Set problem » Please copy out exactly, and only, the lines between the line with "Clone this chart in seaborn and matplotlib." and the line with "0.5, 0, 0.5, 0]", both included. Pictures are to be omitted.

Input material »
* START *
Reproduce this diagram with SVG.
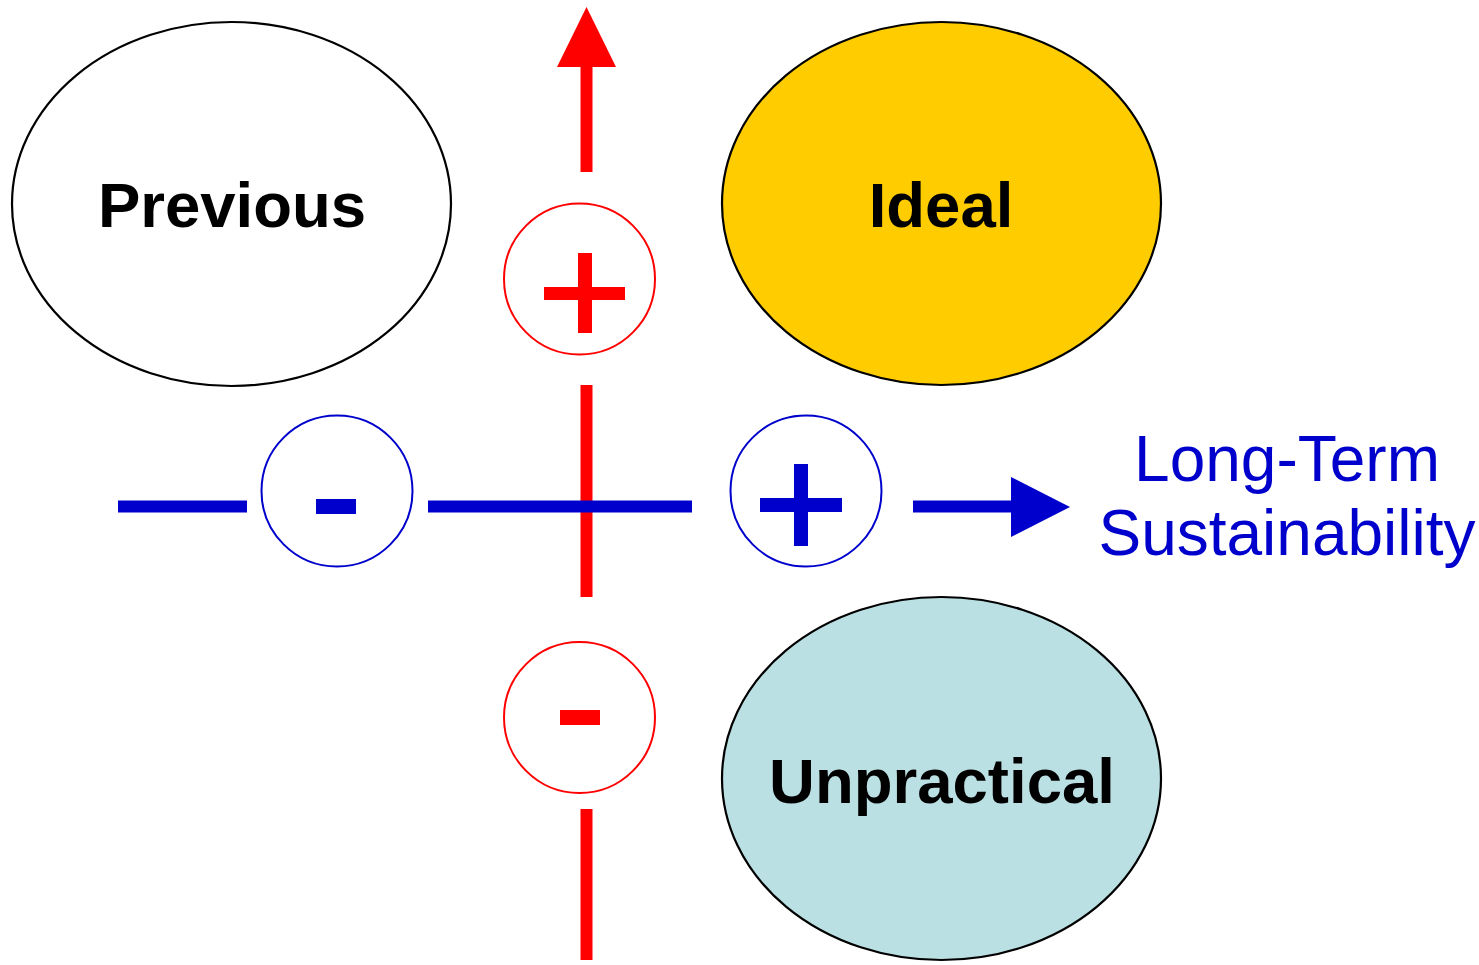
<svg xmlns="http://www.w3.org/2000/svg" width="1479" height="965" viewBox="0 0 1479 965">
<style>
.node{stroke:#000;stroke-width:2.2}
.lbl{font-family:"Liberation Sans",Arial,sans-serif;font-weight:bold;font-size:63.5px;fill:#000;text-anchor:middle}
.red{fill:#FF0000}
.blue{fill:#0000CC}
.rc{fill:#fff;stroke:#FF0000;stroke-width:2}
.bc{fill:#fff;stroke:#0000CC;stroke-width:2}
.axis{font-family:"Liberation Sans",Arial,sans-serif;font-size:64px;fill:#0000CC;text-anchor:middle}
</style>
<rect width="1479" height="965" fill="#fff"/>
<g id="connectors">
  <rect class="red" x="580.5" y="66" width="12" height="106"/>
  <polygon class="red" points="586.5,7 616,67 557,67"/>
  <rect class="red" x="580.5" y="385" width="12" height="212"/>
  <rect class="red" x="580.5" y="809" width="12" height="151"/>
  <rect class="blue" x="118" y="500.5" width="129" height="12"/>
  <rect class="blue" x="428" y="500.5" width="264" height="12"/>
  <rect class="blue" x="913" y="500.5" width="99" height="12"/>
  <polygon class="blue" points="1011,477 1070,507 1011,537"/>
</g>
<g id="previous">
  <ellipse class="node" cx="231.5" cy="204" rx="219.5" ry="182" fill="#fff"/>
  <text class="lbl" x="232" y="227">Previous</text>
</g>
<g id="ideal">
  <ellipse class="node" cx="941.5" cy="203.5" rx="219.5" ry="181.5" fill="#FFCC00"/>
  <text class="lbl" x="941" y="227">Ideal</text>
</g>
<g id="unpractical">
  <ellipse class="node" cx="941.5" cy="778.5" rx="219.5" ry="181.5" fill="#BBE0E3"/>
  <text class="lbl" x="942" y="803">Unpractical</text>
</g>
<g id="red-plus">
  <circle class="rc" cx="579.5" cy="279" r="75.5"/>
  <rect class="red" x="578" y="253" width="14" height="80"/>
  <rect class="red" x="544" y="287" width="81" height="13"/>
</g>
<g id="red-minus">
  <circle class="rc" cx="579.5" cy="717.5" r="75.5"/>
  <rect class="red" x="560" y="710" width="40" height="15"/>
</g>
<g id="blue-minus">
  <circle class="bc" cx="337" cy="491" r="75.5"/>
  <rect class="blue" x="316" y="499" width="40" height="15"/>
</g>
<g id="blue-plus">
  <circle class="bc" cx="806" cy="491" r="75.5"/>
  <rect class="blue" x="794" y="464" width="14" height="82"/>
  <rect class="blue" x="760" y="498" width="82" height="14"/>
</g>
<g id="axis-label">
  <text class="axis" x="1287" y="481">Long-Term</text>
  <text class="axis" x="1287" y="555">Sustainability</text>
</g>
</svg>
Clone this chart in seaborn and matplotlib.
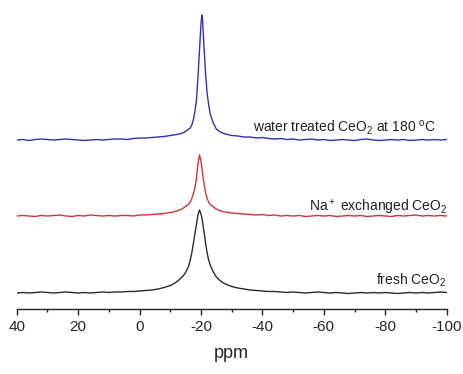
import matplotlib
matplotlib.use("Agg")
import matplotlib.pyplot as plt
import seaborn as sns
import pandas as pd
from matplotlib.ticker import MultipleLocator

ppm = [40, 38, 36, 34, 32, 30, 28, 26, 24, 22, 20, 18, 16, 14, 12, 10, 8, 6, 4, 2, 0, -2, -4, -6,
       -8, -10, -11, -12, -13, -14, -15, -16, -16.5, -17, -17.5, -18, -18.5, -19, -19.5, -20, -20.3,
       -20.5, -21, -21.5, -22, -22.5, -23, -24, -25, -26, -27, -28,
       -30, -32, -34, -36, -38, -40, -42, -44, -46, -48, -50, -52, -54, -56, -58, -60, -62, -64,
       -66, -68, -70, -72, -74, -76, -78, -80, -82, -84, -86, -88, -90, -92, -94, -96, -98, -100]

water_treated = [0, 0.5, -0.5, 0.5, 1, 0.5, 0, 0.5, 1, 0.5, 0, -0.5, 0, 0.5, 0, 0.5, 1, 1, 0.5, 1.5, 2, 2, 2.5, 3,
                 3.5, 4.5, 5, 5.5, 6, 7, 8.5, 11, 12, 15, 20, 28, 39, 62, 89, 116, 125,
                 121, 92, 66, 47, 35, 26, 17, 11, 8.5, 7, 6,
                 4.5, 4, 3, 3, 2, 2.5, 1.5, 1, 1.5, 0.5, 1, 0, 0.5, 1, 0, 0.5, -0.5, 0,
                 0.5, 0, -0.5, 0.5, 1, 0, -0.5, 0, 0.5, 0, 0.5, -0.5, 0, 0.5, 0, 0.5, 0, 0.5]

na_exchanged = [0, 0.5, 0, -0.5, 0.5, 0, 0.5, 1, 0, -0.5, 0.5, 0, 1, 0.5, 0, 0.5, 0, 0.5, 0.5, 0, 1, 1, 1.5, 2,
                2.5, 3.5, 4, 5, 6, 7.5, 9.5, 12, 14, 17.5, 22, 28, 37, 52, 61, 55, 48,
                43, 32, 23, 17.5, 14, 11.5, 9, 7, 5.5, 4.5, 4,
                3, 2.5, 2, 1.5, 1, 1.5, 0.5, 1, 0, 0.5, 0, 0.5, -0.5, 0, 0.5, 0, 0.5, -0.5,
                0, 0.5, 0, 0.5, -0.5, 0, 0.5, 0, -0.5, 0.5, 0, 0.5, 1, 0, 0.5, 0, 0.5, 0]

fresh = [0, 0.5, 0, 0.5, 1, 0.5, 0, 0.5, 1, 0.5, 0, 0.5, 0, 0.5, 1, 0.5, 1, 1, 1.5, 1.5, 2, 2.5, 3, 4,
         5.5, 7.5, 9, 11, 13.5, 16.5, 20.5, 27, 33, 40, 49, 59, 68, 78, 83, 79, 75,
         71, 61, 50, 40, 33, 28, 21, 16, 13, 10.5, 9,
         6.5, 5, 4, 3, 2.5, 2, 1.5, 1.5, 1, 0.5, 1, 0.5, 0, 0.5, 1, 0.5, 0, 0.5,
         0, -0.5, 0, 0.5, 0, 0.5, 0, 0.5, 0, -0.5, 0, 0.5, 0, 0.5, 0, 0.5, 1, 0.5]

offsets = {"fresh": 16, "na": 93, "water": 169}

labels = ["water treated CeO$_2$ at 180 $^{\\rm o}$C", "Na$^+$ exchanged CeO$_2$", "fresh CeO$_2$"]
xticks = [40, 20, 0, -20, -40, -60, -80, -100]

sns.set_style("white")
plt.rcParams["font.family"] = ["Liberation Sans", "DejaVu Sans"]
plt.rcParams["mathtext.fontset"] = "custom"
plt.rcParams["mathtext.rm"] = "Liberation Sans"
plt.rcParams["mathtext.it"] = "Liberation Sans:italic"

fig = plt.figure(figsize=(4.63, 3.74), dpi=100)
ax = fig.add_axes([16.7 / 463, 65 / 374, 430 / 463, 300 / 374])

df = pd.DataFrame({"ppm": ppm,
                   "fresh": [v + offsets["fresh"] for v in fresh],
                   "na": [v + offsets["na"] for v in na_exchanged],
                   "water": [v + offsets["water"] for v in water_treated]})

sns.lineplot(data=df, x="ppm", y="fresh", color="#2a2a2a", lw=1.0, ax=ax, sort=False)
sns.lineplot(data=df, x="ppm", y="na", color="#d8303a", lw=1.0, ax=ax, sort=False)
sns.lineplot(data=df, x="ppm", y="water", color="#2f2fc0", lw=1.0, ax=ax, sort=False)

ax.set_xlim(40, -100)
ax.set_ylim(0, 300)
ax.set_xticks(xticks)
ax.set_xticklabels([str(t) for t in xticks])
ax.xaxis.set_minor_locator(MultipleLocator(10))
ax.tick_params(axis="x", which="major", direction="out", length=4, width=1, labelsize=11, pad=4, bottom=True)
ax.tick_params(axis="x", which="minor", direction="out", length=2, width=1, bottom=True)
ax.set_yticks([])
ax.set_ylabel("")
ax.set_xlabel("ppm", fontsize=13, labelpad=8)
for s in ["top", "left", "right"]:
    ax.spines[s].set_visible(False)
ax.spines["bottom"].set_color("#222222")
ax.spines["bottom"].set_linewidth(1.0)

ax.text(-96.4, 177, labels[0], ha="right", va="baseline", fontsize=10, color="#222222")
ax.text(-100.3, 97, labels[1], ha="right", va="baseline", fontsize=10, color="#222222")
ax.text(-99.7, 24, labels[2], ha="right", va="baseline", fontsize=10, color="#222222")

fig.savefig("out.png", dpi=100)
* END *
Result »
Clone this chart in seaborn and matplotlib.
import matplotlib
matplotlib.use("Agg")
import matplotlib.pyplot as plt
import seaborn as sns
import pandas as pd
from matplotlib.ticker import MultipleLocator

ppm = [40, 38, 36, 34, 32, 30, 28, 26, 24, 22, 20, 18, 16, 14, 12, 10, 8, 6, 4, 2, 0, -2, -4, -6,
       -8, -10, -11, -12, -13, -14, -15, -16, -16.5, -17, -17.5, -18, -18.5, -19, -19.5, -20, -20.3,
       -20.5, -21, -21.5, -22, -22.5, -23, -24, -25, -26, -27, -28,
       -30, -32, -34, -36, -38, -40, -42, -44, -46, -48, -50, -52, -54, -56, -58, -60, -62, -64,
       -66, -68, -70, -72, -74, -76, -78, -80, -82, -84, -86, -88, -90, -92, -94, -96, -98, -100]

water_treated = [0, 0.5, -0.5, 0.5, 1, 0.5, 0, 0.5, 1, 0.5, 0, -0.5, 0, 0.5, 0, 0.5, 1, 1, 0.5, 1.5, 2, 2, 2.5, 3,
                 3.5, 4.5, 5, 5.5, 6, 7, 8.5, 11, 12, 15, 20, 28, 39, 62, 89, 116, 125,
                 121, 92, 66, 47, 35, 26, 17, 11, 8.5, 7, 6,
                 4.5, 4, 3, 3, 2, 2.5, 1.5, 1, 1.5, 0.5, 1, 0, 0.5, 1, 0, 0.5, -0.5, 0,
                 0.5, 0, -0.5, 0.5, 1, 0, -0.5, 0, 0.5, 0, 0.5, -0.5, 0, 0.5, 0, 0.5, 0, 0.5]

na_exchanged = [0, 0.5, 0, -0.5, 0.5, 0, 0.5, 1, 0, -0.5, 0.5, 0, 1, 0.5, 0, 0.5, 0, 0.5, 0.5, 0, 1, 1, 1.5, 2,
                2.5, 3.5, 4, 5, 6, 7.5, 9.5, 12, 14, 17.5, 22, 28, 37, 52, 61, 55, 48,
                43, 32, 23, 17.5, 14, 11.5, 9, 7, 5.5, 4.5, 4,
                3, 2.5, 2, 1.5, 1, 1.5, 0.5, 1, 0, 0.5, 0, 0.5, -0.5, 0, 0.5, 0, 0.5, -0.5,
                0, 0.5, 0, 0.5, -0.5, 0, 0.5, 0, -0.5, 0.5, 0, 0.5, 1, 0, 0.5, 0, 0.5, 0]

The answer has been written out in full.